Indovoices.com –Komisi Pemberantasan Korupsi (KPK) mengungkap data tentang jumlah penyelenggara negara yang diketahui tidak menyampaikan Laporan Harta Kekayaan Penyelenggara Negara atau LHKPN secara lengkap.
Plt Juru Bicara KPK Bidang Pencegahan Ipi Maryati Kuding mengatakan jumlah penyelenggara tersebut mencapai 239 orang. Mereka semua sudah disurati oleh pihak lembaga antirasuah.
Melalui surat tersebut KPK meminta agar penyelenggara negara melengkapi harta yang tidak dilaporkan selama periode pemeriksaan untuk dilaporkan dalam laporan e-LHKPN periodik tahun pelaporan 2020 dengan batas waktu penyampaian 31 Maret 2021.
Berdasarkan catatan KPK, dari pemeriksaan yang dilakukan pada 2020 terdapat 239 penyelenggara negara yang menyampaikan LHKPN secara tidak lengkap dan benar.
Sebanyak 239 penyelenggara negara tersebut terdiri atas 146 penyelenggara negara atau sekitar 61 persen berasal dari instansi daerah, 82 penyelenggara negara atau sekitar 34 persen dari instansi pusat.
“Sisanya 11 penyelenggara negara atau sekitar 5 persen dari BUMN,” kata Ipi Maryati dalam keterangannya di Jakarta, Minggu (7/3).
Berdasarkan kelompok jabatan, kata Ipi, kepala dinas merupakan jabatan yang paling banyak tidak melaporkan hartanya secara lengkap, yaitu sebanyak 46 orang.
Pada urutan kedua adalah kepala kantor pajak pada Kementerian Keuangan, yaitu 33 kepala kantor. Berikutnya, kepala badan sebanyak 31 orang yang berasal dari beberapa daerah.
“Selanjutnya adalah bupati berjumlah 18 orang,” ungkap perempuan berhijab ini.

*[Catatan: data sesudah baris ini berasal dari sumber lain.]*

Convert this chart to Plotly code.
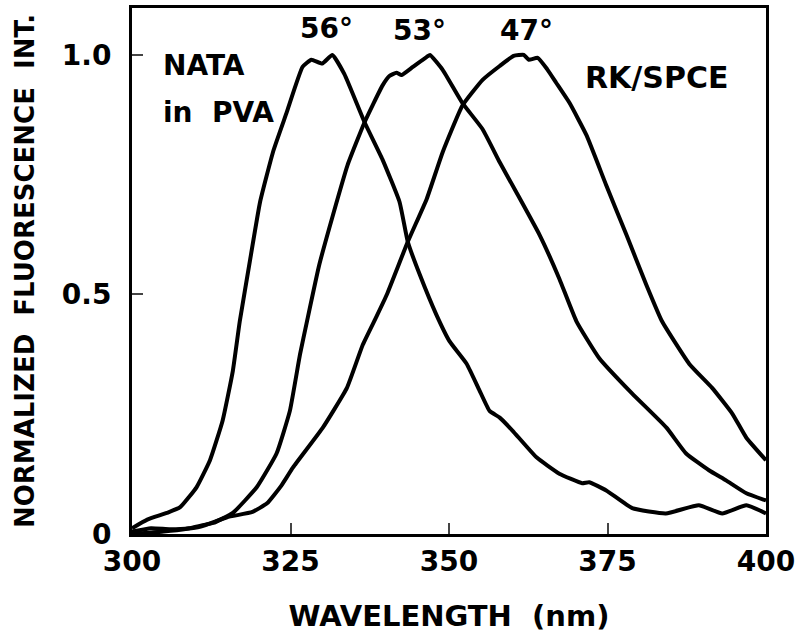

Ipi juga menyebut jenis harta yang KPK temukan paling banyak tidak dilaporkan adalah berupa kas dan setara kas. Penyelenggara negara umumnya lalai dalam melaporkan kepemilikan rekening simpanan.
Berdasarkan pemeriksaan tersebut, KPK menemukan 917 rekening simpanan yang belum dilaporkan oleh 203 penyelenggara negara dari 239 penyelenggara negara atau sekitar 84 persen.
Kemudian sebanyak 390 harta tidak bergerak juga tidak dilaporkan oleh 109 penyelenggara negara atau sekitar 45 persen.
Urutan berikutnya, jenis harta yang terlewatkan dalam pengisian LHKPN adalah harta bergerak lainnya. Yang termasuk kategori ini misalnya adalah polis asuransi yang memiliki nilai investasi.
“KPK mencatat 195 polis asuransi belum dilaporkan oleh 35 penyelenggara negara atau sekitar 14 persen,” ucap Ipi.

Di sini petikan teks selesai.